Guinean politician (1922–2025)

Boubacar Biro Diallo (1 January 1922 – 8 February 2025) was a Guinean politician of the Unity and Progress Party (PUP).

==Life and career==
Born in Mamou on 1 January 1922, Diallo grew up in an upper-class family during the French colonial period. He attended a madrasa until joining a white school in 1932. He then attended secondary school in Conakry before studying at the École normale supérieure William Ponty and working as a teacher in Sébikhotane, Senegal. He was an early activist for the independence of Guinea and began his participation in political struggle.

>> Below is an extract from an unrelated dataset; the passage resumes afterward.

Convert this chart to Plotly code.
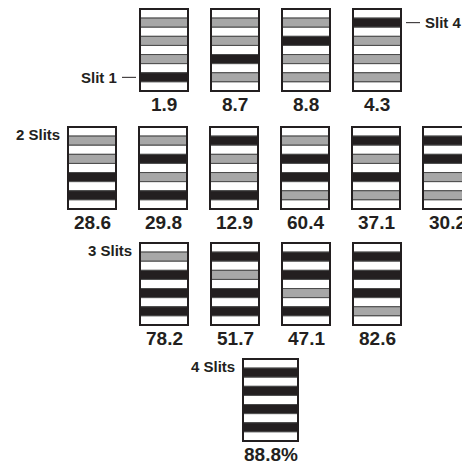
import plotly.graph_objects as go

# ---- data ----
row_titles = ["", "2 Slits", "3 Slits", "4 Slits"]
single_values = [1.9, 8.7, 8.8, 4.3]
single_slits = [[1], [2], [3], [4]]
two_values = [28.6, 29.8, 12.9, 60.4, 37.1, 30.2]
two_slits = [[1, 2], [1, 3], [1, 4], [2, 3], [2, 4], [3, 4]]
three_values = [78.2, 51.7, 47.1, 82.6]
three_slits = [[1, 2, 3], [1, 2, 4], [1, 3, 4], [2, 3, 4]]
four_values = [88.8]
four_slits = [[1, 2, 3, 4]]

# ---- layout (pixel coordinates) ----
W, H = 462, 461
rows = [
    dict(values=single_values, slits=single_slits, x0=140, top=9, w=48, h=82, pct=False),
    dict(values=two_values, slits=two_slits, x0=68, top=127, w=48, h=82, pct=False),
    dict(values=three_values, slits=three_slits, x0=140, top=243, w=48, h=82, pct=False),
    dict(values=four_values, slits=four_slits, x0=243, top=359, w=55, h=82, pct=True),
]
step = 71
BLACK = "#231f20"
GRAY = "#a7a7a7"
WHITE = "#ffffff"

fig = go.Figure()
shapes = []
annotations = []
font_b = dict(family="Liberation Sans, Arial, sans-serif", size=19, color="#231f20")
font_l = dict(family="Liberation Sans, Arial, sans-serif", size=15, color="#231f20")

for r in rows:
    for i, (val, sl) in enumerate(zip(r["values"], r["slits"])):
        x0 = r["x0"] + i * step
        x1 = x0 + r["w"]
        sh = r["h"] / 9.0
        for k in range(9):
            y0 = r["top"] + k * sh
            y1 = y0 + sh
            if k % 2 == 0:
                col = WHITE
            else:
                slit_no = 4 - (k - 1) // 2  # top stripe = slit 4
                col = BLACK if slit_no in sl else GRAY
            shapes.append(dict(type="rect", xref="x", yref="y", x0=x0, x1=x1, y0=y0, y1=y1,
                               fillcolor=col, line=dict(color="#4a4a4a", width=1), layer="above"))
        shapes.append(dict(type="rect", xref="x", yref="y", x0=x0, x1=x1, y0=r["top"], y1=r["top"] + r["h"],
                           fillcolor="rgba(0,0,0,0)", line=dict(color="#231f20", width=2), layer="above"))
        txt = f"{val:.1f}" + ("%" if r["pct"] else "")
        annotations.append(dict(x=(x0 + x1) / 2, y=r["top"] + r["h"] + 13, text="<b>" + txt + "</b>",
                                showarrow=False, xref="x", yref="y", font=font_b,
                                xanchor="center", yanchor="middle"))

# row titles
for r, t in zip(rows, row_titles):
    if t:
        annotations.append(dict(x=r["x0"] - 6, y=r["top"] + 7, text="<b>" + t + "</b>", showarrow=False,
                                xref="x", yref="y", font=font_l, xanchor="right", yanchor="middle"))

# slit markers
r0 = rows[0]
sh0 = r0["h"] / 9.0
y_s1 = r0["top"] + 7.5 * sh0
y_s4 = r0["top"] + 1.5 * sh0
shapes.append(dict(type="line", xref="x", yref="y", x0=r0["x0"] - 18, x1=r0["x0"] - 4, y0=y_s1, y1=y_s1,
                   line=dict(color="#231f20", width=1)))
annotations.append(dict(x=r0["x0"] - 21, y=y_s1, text="<b>Slit 1</b>", showarrow=False, xref="x", yref="y",
                        font=font_l, xanchor="right", yanchor="middle"))
x4 = r0["x0"] + 3 * step + r0["w"]
shapes.append(dict(type="line", xref="x", yref="y", x0=x4 + 5, x1=x4 + 19, y0=y_s4, y1=y_s4,
                   line=dict(color="#231f20", width=1)))
annotations.append(dict(x=x4 + 22, y=y_s4, text="<b>Slit 4</b>", showarrow=False, xref="x", yref="y",
                        font=font_l, xanchor="left", yanchor="middle"))

fig.update_layout(
    width=W, height=H, margin=dict(l=0, r=0, t=0, b=0),
    paper_bgcolor="white", plot_bgcolor="white",
    xaxis=dict(range=[0, W], visible=False, fixedrange=True),
    yaxis=dict(range=[H, 0], visible=False, fixedrange=True),
    shapes=shapes, annotations=annotations, showlegend=False,
)
fig.write_html("out.html", config={"displayModeBar": False},
               post_script="document.body.style.margin='0';document.body.style.overflow='hidden';")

In 1990, former President Lansana Conté invited him to be a co-founder of PUP, of which he served as secretary-general. From 1995 to 2002, he was President of the National Assembly until his replacement by Aboubacar Somparé.

He was accredited Ambassador of Mali to Senegal on August 26, 2024

Diallo died in Mamou on 8 February 2025, at the age of 103.